Food for thought: Have another banana?

Editors who get on their high horse are apt to slip on a fruit peel and go down, steed and all.
We see so many ethical stands. We hear so many grand statements of news as separate from advertising, which journalists call “the dark side.”
Then in the middle of every week we get their food sections, glaring in self-contradiction.
These labor intensive, soft journalism, tepid ventures into consumer reporting, if you can call recipes serious reportage, are a bigger staple than rice and potatoes.
The media critic may lose a job. The book page may disappear. The news bureau may shut down.
Food sections endure.
They wrap supermarket fliers and run grocery coupons. Some peddle wine and spirits or boom high-end restaurants for this nation of foodies.
Now this is the entry point for Harry Highminded, the editor, to blurt at me that eating is news too: “Ever see anyone give up food, heh-heh-heh?”
Well, yes, actually. Famine is increasing. Food riots are starting. Americans are malnourished either through obesity or poverty.
The real news of food is in genetic crops, the biofuels competition for corn and the safety of meat and produce.
News pages covered the massive South Korean protests against American beef imports. How many food editors followed up with coverage of safety in local meat markets?
Or how many check out jail, school and nursing home menus for nutrition?

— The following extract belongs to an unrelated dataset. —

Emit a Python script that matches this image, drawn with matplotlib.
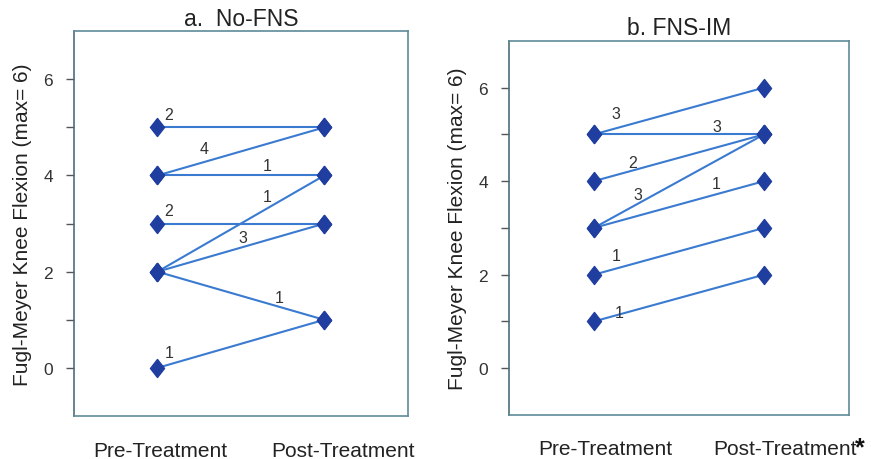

Or publish health department inspections? Some do, to be sure.
But it’s the unusual food editor who sees a role in questioning advertisers who are the reason the editor has a job.

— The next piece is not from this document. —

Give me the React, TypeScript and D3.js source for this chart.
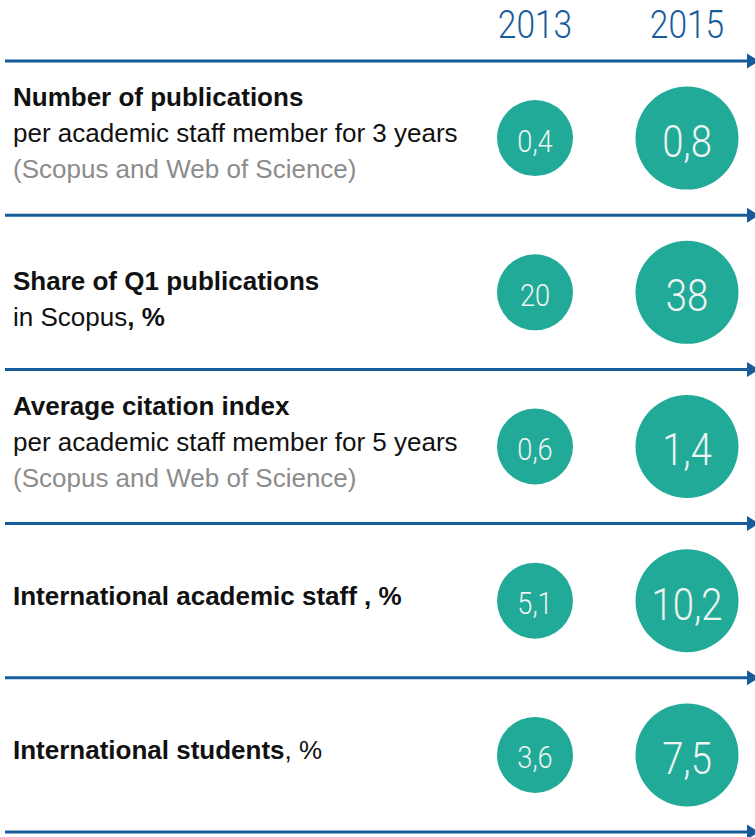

Media’s hypocrisy over the weekly homage to buying and eating is not a moral cesspool we’ll all drown in. And I’m not on my own high horse.

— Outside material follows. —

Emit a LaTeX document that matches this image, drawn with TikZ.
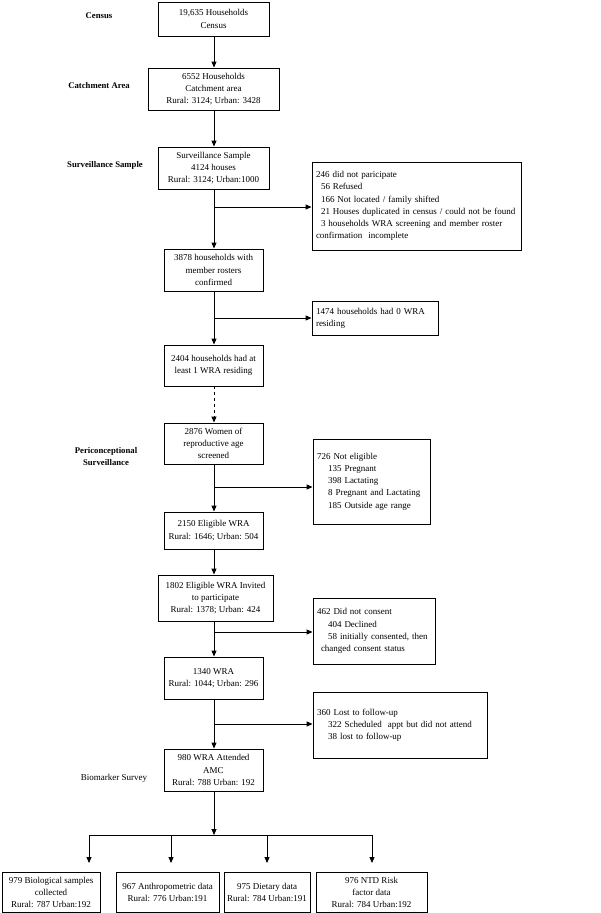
\documentclass[tikz,border=0pt]{standalone}
\usepackage{fontspec}
\setmainfont{Liberation Serif}
\usetikzlibrary{arrows.meta,calc}
\begin{document}
\begin{tikzpicture}[x=1pt,y=-1pt,
  every node/.style={font=\fontsize{9}{12.2}\selectfont},
  box/.style={draw,line width=0.9pt,align=center,inner sep=0pt},
  side/.style={draw,line width=0.9pt,align=left,inner xsep=4pt,inner ysep=0pt},
  lab/.style={align=center,font=\fontsize{8.7}{12.5}\selectfont\bfseries},
  arr/.style={line width=0.9pt,-{Triangle[length=6pt,width=5pt]}},
  ln/.style={line width=0.9pt}]
\useasboundingbox (0,0) rectangle (600,913);
% main column
\node[box,minimum width=111,minimum height=34] (census) at (213.5,19) {19,635 Households\\Census};
\node[box,minimum width=131,minimum height=42] (catch) at (213.5,89) {6552 Households\\Catchment area\\Rural: 3124; Urban: 3428};
\node[box,minimum width=111,minimum height=42] (surv) at (213.5,168) {Surveillance Sample\\4124 houses\\Rural: 3124; Urban:1000};
\node[box,minimum width=99,minimum height=42] (n3878) at (213.5,270) {3878 households with\\member rosters\\confirmed};
\node[box,minimum width=99,minimum height=41] (n2404) at (213.5,365.5) {2404 households had at\\least 1 WRA residing};
\node[box,minimum width=99,minimum height=41] (n2876) at (213.5,443.5) {2876 Women of\\reproductive age\\screened};
\node[box,minimum width=99,minimum height=37] (n2150) at (213.5,530.5) {2150 Eligible WRA\\Rural: 1646; Urban: 504};
\node[box,minimum width=115,minimum height=46] (n1802) at (215.5,598) {1802 Eligible WRA Invited\\to participate\\Rural: 1378; Urban: 424};
\node[box,minimum width=99,minimum height=42] (n1340) at (213.5,678) {1340 WRA\\Rural: 1044; Urban: 296};
\node[box,minimum width=99,minimum height=42] (n980) at (213.5,770) {980 WRA Attended\\AMC\\Rural: 788 Urban: 192};
% bottom boxes
\node[box,minimum width=98,minimum height=40] (b1) at (51,892.5) {979 Biological samples\\collected\\Rural: 787 Urban:192};
\node[box,minimum width=103,minimum height=40] (b2) at (167.5,892.5) {967 Anthropometric data\\Rural: 776 Urban:191};
\node[box,minimum width=86,minimum height=40] (b3) at (267,892.5) {975 Dietary data\\Rural: 784 Urban:191};
\node[box,minimum width=111,minimum height=40] (b4) at (371.5,892.5) {976 NTD Risk\\factor data\\Rural: 784 Urban:192};
% side boxes
\node[side,text width=201,minimum height=88] (s246) at (416.5,206) {246 did not paricipate\\
\hspace*{5pt}56 Refused\\
\hspace*{5pt}166 Not located / family shifted\\
\hspace*{5pt}21 Houses duplicated in census / could not be found\\
\hspace*{5pt}3 households WRA screening and member roster\\
confirmation\ \ incomplete};
\node[side,text width=118,minimum height=34] (s1474) at (375,318) {1474 households had 0 WRA\\residing};
\node[side,text width=109,minimum height=85] (s726) at (371.5,481.5) {726 Not eligible\\
\hspace*{11pt}135 Pregnant\\
\hspace*{11pt}398 Lactating\\
\hspace*{11pt}8 Pregnant and Lactating\\
\hspace*{11pt}185 Outside age range};
\node[side,text width=114,minimum height=66] (s462) at (374,631) {462 Did not consent\\
\hspace*{11pt}404 Declined\\
\hspace*{11pt}58 initially consented, then\\
\hspace*{4pt}changed consent status};
\node[side,text width=166,minimum height=66] (s360) at (400,725) {360 Lost to follow-up\\
\hspace*{11pt}322 Scheduled\ \ appt but did not attend\\
\hspace*{11pt}38 lost to follow-up};
% stage labels
\node[lab] (lcensus) at (99,16) {Census};
\node[lab] (lcatch) at (99,86) {Catchment Area};
\node[lab] (lsurv) at (105,165) {Surveillance Sample};
\node[lab] (lperi) at (106,456.5) {Periconceptional\\Surveillance};
\node[align=center] (lbio) at (114,778) {Biomarker Survey};
% branch points on the spine
\coordinate (br1) at (214,207);
\coordinate (br2) at (214,318);
\coordinate (br3) at (214,487);
\coordinate (br4) at (214,632);
\coordinate (br5) at (214,724);
\coordinate (bar) at (214,835);
\coordinate (barL) at (89,835);
\coordinate (barR) at (372,835);
\coordinate (t1) at (89,863);
\coordinate (t2) at (171,863);
\coordinate (t3) at (267,863);
\coordinate (t4) at (372,863);
% connectors
\draw[arr] (census.south -| br1) -- (catch.north -| br1);
\draw[arr] (catch.south -| br1) -- (surv.north -| br1);
\draw[arr] (surv.south -| br1) -- (n3878.north -| br1);
\draw[arr] (br1) -- (s246.west |- br1);
\draw[arr] (n3878.south -| br1) -- (n2404.north -| br1);
\draw[arr] (br2) -- (s1474.west |- br2);
\draw[arr,dashed] (n2404.south -| br1) -- (n2876.north -| br1);
\draw[arr] (n2876.south -| br1) -- (n2150.north -| br1);
\draw[arr] (br3) -- (s726.west |- br3);
\draw[arr] (n2150.south -| br1) -- (n1802.north -| br1);
\draw[arr] (n1802.south -| br1) -- (n1340.north -| br1);
\draw[arr] (br4) -- (s462.west |- br4);
\draw[arr] (n1340.south -| br1) -- (n980.north -| br1);
\draw[arr] (br5) -- (s360.west |- br5);
\draw[arr] (n980.south -| br1) -- (bar);
\draw[ln] (barL) -- (barR);
\draw[arr] (t1 |- bar) -- (t1);
\draw[arr] (t2 |- bar) -- (t2);
\draw[arr] (t3 |- bar) -- (t3);
\draw[arr] (t4 |- bar) -- (t4);
\end{tikzpicture}
\end{document}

But it does us all good to admit our hunger for ad revenue isn’t satisfied by pretense at purity.
I agree food is a huge category of news and ripe for investigation and exposition.
Tell me where my milk comes from and why the price is zooming. Explain why Super Wal-Mart is America’s breadbasket but what that’s done to competitive choices. Report on the Food and Drug Administration for scaring us but not protecting us against salmonella in our produce.
Cover nutrition, the real story, not gluttony as typical food sections do.
But don’t try to con me into believing most newspaper food sections are any more than advertising vehicles.
That’s too big a bunch of bananas to swallow on horseback or anywhere else.